Because it lost in the C-USA winner-take-all (automatic NCAA spot) tournament — to Southern Miss, in overtime, no less), the Blue Raiders were left out. They had won 11 games in a row prior to that.

But the NCAA committee picked two “majors” with big reputations — Oklahoma, which tied for sixth in the Big 12 (with an 8-10 conference record), and Syracuse, which tied for 10th in the ACC.

For years, the NCAA committee members always told us that RPI mattered a lot. So did a team’s last 10 games. Sure. That’s why Oklahoma — 14-2 record in mid-January, and 4-11 in the last eight weeks — steamed into the Tournament. Bunk.

Some of us live in Big 12 territory and think OU’s Lon Kruger is one of the best coaches in the country and one of the best guys. And, the Sooners have the hot-shot freshman guard Trae Young, who leads the country in scoring (27.4 points a game) and assists (8.8).
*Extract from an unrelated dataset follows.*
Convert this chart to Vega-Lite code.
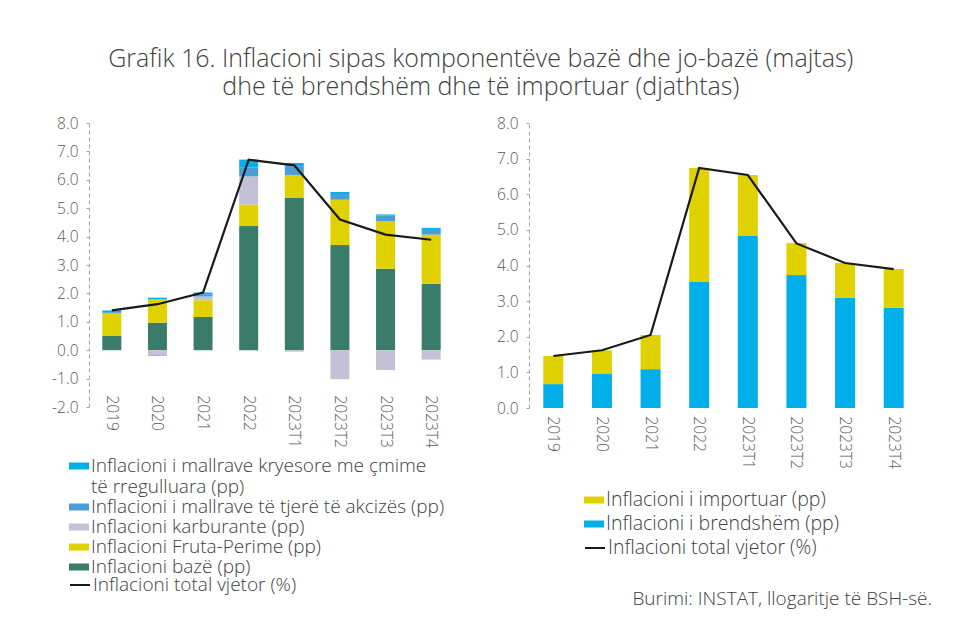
{
  "$schema": "https://vega.github.io/schema/vega-lite/v6.json",
  "background": "white",
  "padding": {"left": 51, "top": 47, "right": 5, "bottom": 5},
  "title": {
    "text": ["Grafik 16. Inflacioni sipas komponentëve bazë dhe jo-bazë (majtas)", "dhe të brendshëm dhe të importuar (djathtas)"],
    "fontSize": 25,
    "font": "Open Sans",
    "fontWeight": 300,
    "color": "#404040",
    "anchor": "middle",
    "lineHeight": 28,
    "offset": 16,
    "dx": -11
  },
  "datasets": {
    "left": [
      {"p": "2019", "c": "Inflacioni bazë (pp)", "v": 0.50},
      {"p": "2019", "c": "Inflacioni Fruta-Perime (pp)", "v": 0.80},
      {"p": "2019", "c": "Inflacioni karburante (pp)", "v": 0.0},
      {"p": "2019", "c": "Inflacioni i mallrave të tjerë të akcizës (pp)", "v": 0.04},
      {"p": "2019", "c": "Inflacioni i mallrave kryesore me çmime të rregulluara (pp)", "v": 0.06},
      {"p": "2020", "c": "Inflacioni bazë (pp)", "v": 0.97},
      {"p": "2020", "c": "Inflacioni Fruta-Perime (pp)", "v": 0.82},
      {"p": "2020", "c": "Inflacioni karburante (pp)", "v": -0.18},
      {"p": "2020", "c": "Inflacioni i mallrave të tjerë të akcizës (pp)", "v": -0.02},
      {"p": "2020", "c": "Inflacioni i mallrave kryesore me çmime të rregulluara (pp)", "v": 0.06},
      {"p": "2021", "c": "Inflacioni bazë (pp)", "v": 1.17},
      {"p": "2021", "c": "Inflacioni Fruta-Perime (pp)", "v": 0.59},
      {"p": "2021", "c": "Inflacioni karburante (pp)", "v": 0.13},
      {"p": "2021", "c": "Inflacioni i mallrave të tjerë të akcizës (pp)", "v": 0.08},
      {"p": "2021", "c": "Inflacioni i mallrave kryesore me çmime të rregulluara (pp)", "v": 0.06},
      {"p": "2022", "c": "Inflacioni bazë (pp)", "v": 4.37},
      {"p": "2022", "c": "Inflacioni Fruta-Perime (pp)", "v": 0.76},
      {"p": "2022", "c": "Inflacioni karburante (pp)", "v": 0.99},
      {"p": "2022", "c": "Inflacioni i mallrave të tjerë të akcizës (pp)", "v": 0.32},
      {"p": "2022", "c": "Inflacioni i mallrave kryesore me çmime të rregulluara (pp)", "v": 0.27},
      {"p": "2023T1", "c": "Inflacioni bazë (pp)", "v": 5.36},
      {"p": "2023T1", "c": "Inflacioni Fruta-Perime (pp)", "v": 0.81},
      {"p": "2023T1", "c": "Inflacioni karburante (pp)", "v": -0.05},
      {"p": "2023T1", "c": "Inflacioni i mallrave të tjerë të akcizës (pp)", "v": 0.31},
      {"p": "2023T1", "c": "Inflacioni i mallrave kryesore me çmime të rregulluara (pp)", "v": 0.11},
      {"p": "2023T2", "c": "Inflacioni bazë (pp)", "v": 3.70},
      {"p": "2023T2", "c": "Inflacioni Fruta-Perime (pp)", "v": 1.60},
      {"p": "2023T2", "c": "Inflacioni karburante (pp)", "v": -1.02},
      {"p": "2023T2", "c": "Inflacioni i mallrave të tjerë të akcizës (pp)", "v": 0.20},
      {"p": "2023T2", "c": "Inflacioni i mallrave kryesore me çmime të rregulluara (pp)", "v": 0.07},
      {"p": "2023T3", "c": "Inflacioni bazë (pp)", "v": 2.87},
      {"p": "2023T3", "c": "Inflacioni Fruta-Perime (pp)", "v": 1.67},
      {"p": "2023T3", "c": "Inflacioni karburante (pp)", "v": -0.70},
      {"p": "2023T3", "c": "Inflacioni i mallrave të tjerë të akcizës (pp)", "v": 0.21},
      {"p": "2023T3", "c": "Inflacioni i mallrave kryesore me çmime të rregulluara (pp)", "v": 0.03},
      {"p": "2023T4", "c": "Inflacioni bazë (pp)", "v": 2.34},
      {"p": "2023T4", "c": "Inflacioni Fruta-Perime (pp)", "v": 1.73},
      {"p": "2023T4", "c": "Inflacioni karburante (pp)", "v": -0.33},
      {"p": "2023T4", "c": "Inflacioni i mallrave të tjerë të akcizës (pp)", "v": 0.20},
      {"p": "2023T4", "c": "Inflacioni i mallrave kryesore me çmime të rregulluara (pp)", "v": 0.04}
    ],
    "leftTotal": [
      {"p": "2019", "t": 1.40},
      {"p": "2020", "t": 1.62},
      {"p": "2021", "t": 2.03},
      {"p": "2022", "t": 6.71},
      {"p": "2023T1", "t": 6.51},
      {"p": "2023T2", "t": 4.60},
      {"p": "2023T3", "t": 4.07},
      {"p": "2023T4", "t": 3.89}
    ],
    "right": [
      {"p": "2019", "c": "Inflacioni i brendshëm (pp)", "v": 0.67},
      {"p": "2019", "c": "Inflacioni i importuar (pp)", "v": 0.79},
      {"p": "2020", "c": "Inflacioni i brendshëm (pp)", "v": 0.97},
      {"p": "2020", "c": "Inflacioni i importuar (pp)", "v": 0.65},
      {"p": "2021", "c": "Inflacioni i brendshëm (pp)", "v": 1.09},
      {"p": "2021", "c": "Inflacioni i importuar (pp)", "v": 0.96},
      {"p": "2022", "c": "Inflacioni i brendshëm (pp)", "v": 3.55},
      {"p": "2022", "c": "Inflacioni i importuar (pp)", "v": 3.19},
      {"p": "2023T1", "c": "Inflacioni i brendshëm (pp)", "v": 4.83},
      {"p": "2023T1", "c": "Inflacioni i importuar (pp)", "v": 1.71},
      {"p": "2023T2", "c": "Inflacioni i brendshëm (pp)", "v": 3.73},
      {"p": "2023T2", "c": "Inflacioni i importuar (pp)", "v": 0.90},
      {"p": "2023T3", "c": "Inflacioni i brendshëm (pp)", "v": 3.09},
      {"p": "2023T3", "c": "Inflacioni i importuar (pp)", "v": 0.98},
      {"p": "2023T4", "c": "Inflacioni i brendshëm (pp)", "v": 2.81},
      {"p": "2023T4", "c": "Inflacioni i importuar (pp)", "v": 1.09}
    ],
    "rightTotal": [
      {"p": "2019", "t": 1.46},
      {"p": "2020", "t": 1.62},
      {"p": "2021", "t": 2.05},
      {"p": "2022", "t": 6.74},
      {"p": "2023T1", "t": 6.54},
      {"p": "2023T2", "t": 4.62},
      {"p": "2023T3", "t": 4.07},
      {"p": "2023T4", "t": 3.90}
    ]
  },
  "spacing": 42,
  "hconcat": [
    {
      "width": 365,
      "height": 284,
      "encoding": {
        "y": {"type": "quantitative", "scale": {"domain": [-2, 8]},
          "axis": {"title": null, "values": [-2, -1, 0, 1, 2, 3, 4, 5, 6, 7, 8], "labelExpr": "replace(format(datum.value, '.1f'), '−', '-')", "labelOverlap": false, "grid": false, "domainDash": [4, 3], "tickSize": 3, "labelPadding": 8}}
      },
      "layer": [
        {
          "data": {"name": "left"},
          "transform": [
            {"calculate": "indexof(['Inflacioni bazë (pp)','Inflacioni Fruta-Perime (pp)','Inflacioni karburante (pp)','Inflacioni i mallrave të tjerë të akcizës (pp)','Inflacioni i mallrave kryesore me çmime të rregulluara (pp)'], datum.c)", "as": "ord"}
          ],
          "mark": {"type": "bar", "width": 19},
          "encoding": {
            "x": {"field": "p", "type": "nominal", "sort": null,
              "axis": {"title": null, "labelAngle": 90, "labelAlign": "left", "labelBaseline": "middle", "ticks": false, "domain": false, "labelPadding": 0, "offset": -12}},
            "y": {"field": "v", "type": "quantitative", "stack": "zero"},
            "color": {"field": "c", "type": "nominal",
              "scale": {
                "domain": ["Inflacioni i mallrave kryesore me çmime të rregulluara (pp)", "Inflacioni i mallrave të tjerë të akcizës (pp)", "Inflacioni karburante (pp)", "Inflacioni Fruta-Perime (pp)", "Inflacioni bazë (pp)"],
                "range": ["#00b0ea", "#4a9ed6", "#c4c0d5", "#e0d100", "#3a7b69"]
              },
              "legend": {"orient": "none", "legendX": -20, "legendY": 333, "title": null,
                "symbolType": "M-1,-0.35L1,-0.35L1,0.35L-1,0.35Z", "symbolSize": 400, "symbolStrokeWidth": 0,
                "labelFontSize": 19, "labelLimit": 700, "rowPadding": 0, "labelOffset": 2,
                "labelExpr": "datum.label == 'Inflacioni i mallrave kryesore me çmime të rregulluara (pp)' ? ['Inflacioni i mallrave kryesore me çmime', 'të rregulluara (pp)'] : datum.label"}
            },
            "order": {"field": "ord", "type": "quantitative"}
          }
        },
        {
          "mark": {"type": "rule", "strokeDash": [6, 4], "color": "#a6a6a6", "strokeWidth": 1.5},
          "encoding": {"y": {"datum": 0}}
        },
        {
          "data": {"name": "leftTotal"},
          "mark": {"type": "line", "strokeWidth": 2.2},
          "encoding": {
            "x": {"field": "p", "type": "nominal", "sort": null},
            "y": {"field": "t", "type": "quantitative"},
            "stroke": {"datum": "Inflacioni total vjetor (%)", "type": "nominal",
              "scale": {"range": ["#1a1a1a"]},
              "legend": {"orient": "none", "legendX": -20, "legendY": 451, "title": null, "symbolType": "stroke", "symbolSize": 400, "symbolStrokeWidth": 2, "labelFontSize": 19, "labelLimit": 700, "labelOffset": 2}}
          }
        }
      ]
    },
    {
      "width": 389,
      "height": 285,
      "title": {"text": "Burimi: INSTAT, llogaritje të BSH-së.", "orient": "bottom", "anchor": "end", "frame": "group", "fontSize": 19, "fontWeight": 300, "color": "#404040", "font": "Open Sans", "offset": 32, "dx": 14},
      "encoding": {
        "y": {"type": "quantitative", "scale": {"domain": [0, 8]},
          "axis": {"title": null, "values": [0, 1, 2, 3, 4, 5, 6, 7, 8], "format": ".1f", "labelOverlap": false, "grid": false, "domainDash": [4, 3], "tickSize": 3, "labelPadding": 8}}
      },
      "layer": [
        {
          "data": {"name": "right"},
          "transform": [
            {"calculate": "indexof(['Inflacioni i brendshëm (pp)','Inflacioni i importuar (pp)'], datum.c)", "as": "ord"}
          ],
          "mark": {"type": "bar", "width": 20},
          "encoding": {
            "x": {"field": "p", "type": "nominal", "sort": null,
              "axis": {"title": null, "labelAngle": 90, "labelAlign": "left", "labelBaseline": "middle", "ticks": false, "domain": false, "labelPadding": 8}},
            "y": {"field": "v", "type": "quantitative", "stack": "zero"},
            "color": {"field": "c", "type": "nominal",
              "scale": {"domain": ["Inflacioni i importuar (pp)", "Inflacioni i brendshëm (pp)"], "range": ["#e0d100", "#00afe9"]},
              "legend": {"orient": "none", "legendX": 55, "legendY": 367, "title": null,
                "symbolType": "M-1,-0.35L1,-0.35L1,0.35L-1,0.35Z", "symbolSize": 400, "symbolStrokeWidth": 0,
                "labelFontSize": 19.5, "labelLimit": 700, "rowPadding": 4, "labelOffset": 2}
            },
            "order": {"field": "ord", "type": "quantitative"}
          }
        },
        {
          "mark": {"type": "rule", "strokeDash": [6, 4], "color": "#a6a6a6", "strokeWidth": 1.5},
          "encoding": {"y": {"datum": 0}}
        },
        {
          "data": {"name": "rightTotal"},
          "mark": {"type": "line", "strokeWidth": 2.2},
          "encoding": {
            "x": {"field": "p", "type": "nominal", "sort": null},
            "y": {"field": "t", "type": "quantitative"},
            "stroke": {"datum": "Inflacioni total vjetor (%)", "type": "nominal",
              "scale": {"range": ["#1a1a1a"]},
              "legend": {"orient": "none", "legendX": 55, "legendY": 414, "title": null, "symbolType": "stroke", "symbolSize": 400, "symbolStrokeWidth": 2, "labelFontSize": 19.5, "labelLimit": 700, "labelOffset": 2}}
          }
        }
      ]
    }
  ],
  "resolve": {"scale": {"color": "independent", "stroke": "independent"}},
  "config": {
    "font": "Open Sans",
    "view": {"stroke": null},
    "axis": {"labelFont": "Open Sans", "labelFontSize": 15.5, "labelColor": "#595959", "domainColor": "#a6a6a6", "tickColor": "#a6a6a6", "labelFontWeight": 300, "labelOverlap": false},
    "legend": {"labelFont": "Open Sans", "labelColor": "#404040", "labelFontWeight": 300}
  }
}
But, really, you think the Sooners would beat Middle Tennessee head-up?

The Blue Raiders, in the NCAAs, took care of Michigan State — in a No. 15 seed-beating-No. 2 scenario — two years ago and Minnesota last year. So it’s a proven program.

We endorse a Facebook post earlier in the week by Jamie Eagles (whose late father, Tommy Joe, coached La. Tech in the NCAAs a few times three decades ago). Jamie suggested that the mid- to lower-major conferences do away with their postseason tournament (which general produce little revenue) and let the regular-season champion receive the NCAA automatic bid.
(That would have worked for Louisiana Tech twice in recent years when Mike White coached regular-season champs, but the Bulldogs did not win the conference tournament.)

So back to the thoughts at the top: Take the week now used for conference tournaments and instead make the first week of the NCAA Tournament … with all 351 teams — in 32 conferences — involved. Divide the first stage into eight regionals (so 43 or 44 teams in each regional), and make those as geographically close as possible.

For instance, mixed the SEC with the Southland and the SWAC and the Sun Belt.

Stay true to geographical regions. Give first-round byes to regular-season champions. Set up five-man seedings/pairings committees for each region). Play each region down to eight teams … thus 64 final teams. Distribute the payouts to the teams by the number of rounds they advance (so everyone at least gets a cut of the whole pie).

Keep the NCAA Tournament selection committee as it is now, and let those people seed the 64 teams and set up the pairings, as they do now.

Just as happens now, distribute the payouts to the teams by the number of rounds they advance (so everyone at least gets a financial cut).

You’ll still have some dissatisfactions with the seedings and the pairings. But at least, those final 64 will be decided by games, not the whims of the big-conference power brokers.

Put the decisions on the playing floor, not in a conference selection room. Let the Middle Tennessees and Louisiana Techs earn their respect.